Section 40-45 outlines assets that are excluded from Division 40. Specifically, subsection 40-45(2) states:

(2) This division does not apply to capital works for which you can deduct amounts under Division 43, or for which you could deduct amounts under that Division:

(a) but for expenditure being incurred, or capital works being started, before a particular day; or

(b) had you used the capital works for a purpose relevant to those capital works under section 43-140.

Determining whether the asset falls within subsection 40-45(2) requires a consideration of whether it is capital works for which amounts could be deducted under Division 43.

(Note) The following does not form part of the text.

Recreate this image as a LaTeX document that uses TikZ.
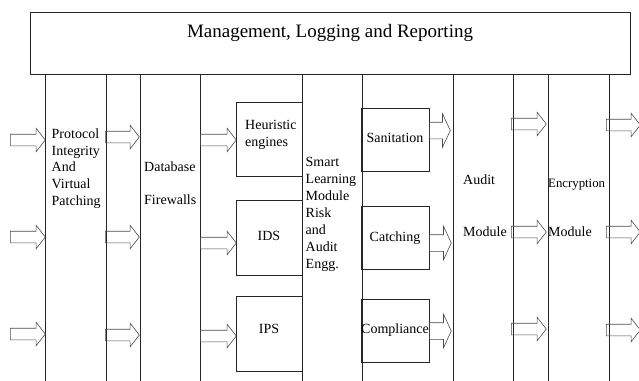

According to the Australian Taxation Office's Interpretative Decision ATO ID 2002/752, the asset is classified as plant within the meaning of that term in section 45-40 and therefore, excluded from a construction expenditure by paragraph 43-70(2)(e). As a result, the asset is subject to Division 40 and is a depreciating asset. Moreover, according to Taxation Ruling TR 2021/3 Income Tax: effective life of depreciating assets (applicable from 1 July 2021), the effective life of the asset is XX years. As a result, this exception does not apply.

Exception 2: Assets not used or located in Australia

Because the asset is used and located in Australia this exception does not apply.

Exception 3: Assets for which the decline in value is worked out under Subdivision 40-E or 40-F of the ITAA1997

The above-mentioned subdivisions are not relevant to your case, so this exception does not apply.

Accordingly, the requirements for temporary full expensing under Subdivision 40-BB of the IT(TP)A 1997 are satisfied and your business can deduct the business portion of the cost for the asset that it first held and first used in the 2022 income year.